We is set in the future. D-503, a spacecraft engineer, lives in the One State, an urban nation constructed almost entirely of glass, which assists mass surveillance. The structure of the state is Panopticon-like. Furthermore, life is scientifically managed F. W. Taylor-style. People march in step with each other and are uniformed. There is no way of referring to people save by their given numbers. The society is run strictly by logic or reason as the primary justification for the laws or the construct of the society. The individual's behaviour is based on logic by way of formulas and equations outlined by the One State.

The logic of political behaviour is key and in my view just as disturbingly plausible as Orwell's Newspeak. Consider the two quotes below.

How good it is to know that a vigilant eye is fixed upon you, lovingly protecting you against the slightest error, the slightest misstep. This may seem somewhat sentimental, but an analogy comes to my mind—the Guardian Angels that the ancients dreamed of. How many of the things they merely dreamed about have been realized in our life!

Is it not clear, then, that to assume that the "I" can have some "rights" in relation to the State is exactly like assuming that a gram can balance the scale against the ton? Hence, the division: rights to the ton, duties to the gram. And the natural path from nonentity to greatness is to forget that you are a gram and feel yourself instead a millionth of a ton.

Yevgeny Zamyatin - WE (1921)

Few would admit it, but many people appear to desire this kind of world. Zamyatin’s imaginary dystopia is called the One State, ruled by the semi-mystical Benefactor. The Guardians enforce absolute discipline over every aspect of life, right down to sex, hours of sleep and even the number of times each mouthful of food must be chewed. Does the last one sound familiar?

Zamyatin’s key assumption on which he hangs his dystopian logic is that happiness is the absence of desire. Expunge desire and you have happiness.
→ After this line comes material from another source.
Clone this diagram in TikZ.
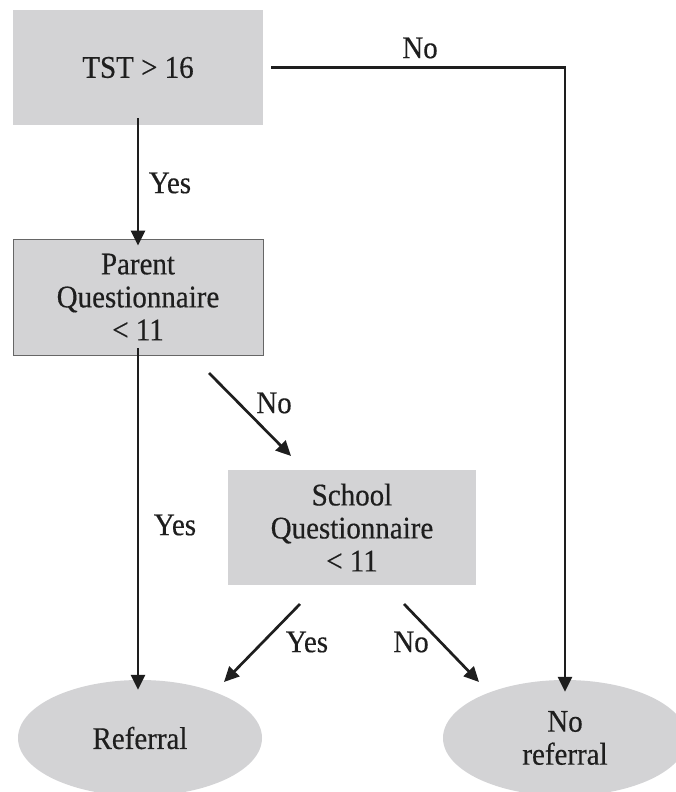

In some ways WE is more relevant now than 1984 because of Zamyatin’s use of dystopian logic.

Freedom and crime are linked as indivisibly as... well, as the motion of the aero and its speed: when its speed equals zero, it does not move; when man's freedom equals zero, he commits no crimes. That is clear. The only means of ridding man of crime is ridding him of freedom.

Do people think along similar lines? Of course they do and always have done.

5 comments:

James Higham said...

even the number of times each mouthful of food must be chewed. Does the last one sound familiar?

Jamie?

Sam Vega said...

"The Guardians enforce absolute discipline over every aspect of life..."
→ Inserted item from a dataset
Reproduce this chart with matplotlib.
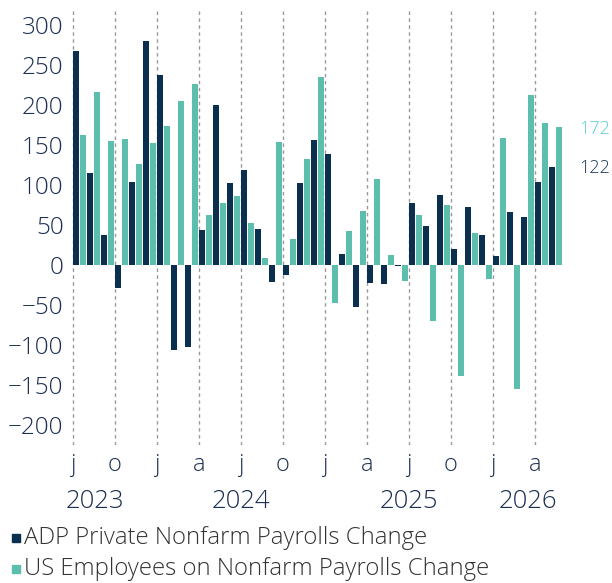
import matplotlib
matplotlib.use("Agg")
import matplotlib.pyplot as plt
import matplotlib.transforms as mtransforms

# Monthly data, Jul 2023 .. May 2026
months = ["Jul23", "Aug23", "Sep23", "Oct23", "Nov23", "Dec23",
          "Jan24", "Feb24", "Mar24", "Apr24", "May24", "Jun24",
          "Jul24", "Aug24", "Sep24", "Oct24", "Nov24", "Dec24",
          "Jan25", "Feb25", "Mar25", "Apr25", "May25", "Jun25",
          "Jul25", "Aug25", "Sep25", "Oct25", "Nov25", "Dec25",
          "Jan26", "Feb26", "Mar26", "Apr26", "May26"]
adp = [267, 115, 37, -29, 104, 280,
       238, -106, -102, 44, 200, 103,
       119, 45, -21, -12, 102, 156,
       139, 14, -53, -23, -24, -1,
       77, 49, 87, 20, 73, 37,
       11, 66, 60, 104, 122]
nfp = [162, 216, 155, 158, 126, 152,
       174, 205, 226, 63, 77, 86,
       52, 9, 154, 33, 133, 235,
       -47, 42, 67, 107, 12, -20,
       63, -70, 75, -139, 40, -17,
       159, -155, 212, 177, 172]
quarter_labels = ["j", "o", "j", "a", "j", "o", "j", "a", "j", "o", "j", "a"]
year_labels = ["2023", "2024", "2025", "2026"]
year_pos = [1.6, 12.0, 24.0, 32.5]
yticks = [300, 250, 200, 150, 100, 50, 0, -50, -100, -150, -200]
legend_labels = ["ADP Private Nonfarm Payrolls Change",
                 "US Employees on Nonfarm Payrolls Change"]

DARK = "#0b2f4e"
TEAL = "#5cbfad"
NAVY = "#1c2f52"
FONT = ["Open Sans", "DejaVu Sans"]
W = 300

plt.rcParams["font.family"] = FONT

fig = plt.figure(figsize=(6.12, 5.83), dpi=100)
ax = fig.add_axes([72 / 612, (583 - 445) / 583, (566 - 72) / 612, 435 / 583])

x = list(range(len(months)))
ax.bar([i + 0.0 for i in x], adp, width=0.46, align="edge", color=DARK,
       edgecolor="none", zorder=2)
ax.bar([i + 0.5 for i in x], nfp, width=0.46, align="edge", color=TEAL,
       edgecolor="none", zorder=2)

ax.set_xlim(-0.07, 35.23)
ax.set_ylim(-225, 318.75)

for q in range(0, len(months), 3):
    ax.axvline(q, color="#999999", linestyle=(0, (2.5, 2.5)), linewidth=1.0,
               zorder=1)

for s in ax.spines.values():
    s.set_visible(False)

ax.set_yticks(yticks)
ax.set_yticklabels([str(v).replace("-", "\u2212") if v < 0 else str(v) for v in yticks],
                   fontsize=17.5, color=NAVY, fontweight=W)
ax.tick_params(axis="y", length=0, pad=6)

ax.set_xticks([q for q in range(0, len(months), 3)])
ax.set_xticklabels(quarter_labels, fontsize=17, color=NAVY, fontweight=W)
ax.tick_params(axis="x", length=0, pad=6)

trans = mtransforms.blended_transform_factory(ax.transData, fig.transFigure)
for lab, pos in zip(year_labels, year_pos):
    ax.text(pos, 1 - 502 / 583, lab, transform=trans, ha="center", va="center",
            fontsize=18.5, color=NAVY, fontweight=W)

# end-value labels
ax.text(579 / 612, 1 - 129 / 583, str(nfp[-1]), transform=fig.transFigure,
        ha="left", va="center", fontsize=13, color="#5fcfd3", fontweight=W)
ax.text(579 / 612, 1 - 168 / 583, str(adp[-1]), transform=fig.transFigure,
        ha="left", va="center", fontsize=13, color="#1b3a5c", fontweight=W)

# legend
for k, (lab, col) in enumerate(zip(legend_labels, [DARK, TEAL])):
    yc = 1 - (538 + 31 * k) / 583
    fig.patches.append(plt.Rectangle((12 / 612, yc - 4 / 583), 8 / 612, 8 / 583,
                                     transform=fig.transFigure, color=col))
    fig.text(24 / 612, yc, lab, ha="left", va="center", fontsize=17.2,
             color="#333333", fontweight=W)

fig.savefig("out.png", dpi=100)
Poor bastards. Here in the real life UK, The Guardian only exercises that degree of influence over young metropolitan dimwits.

Roger said...

Never heard of this chap - thanks.

An old military man told me 'you can't fart against thunder', the army being a fairly similar setup.

Demetrius said...

Perhaps many of our politicians see themselves as Benefactors which is why they avoid taking difficult or hard decisions. The BBC goes along with this and to an extent most of the media.

A K Haart said...

James - he must have read the book :)

Sam - and old metropolitan dimwits surely?

Roger - if the rules are known, enforced and not completely impossible then people may as well adapt. As they do.

Demetrius - I'm sure they do see themselves in that light. For a while.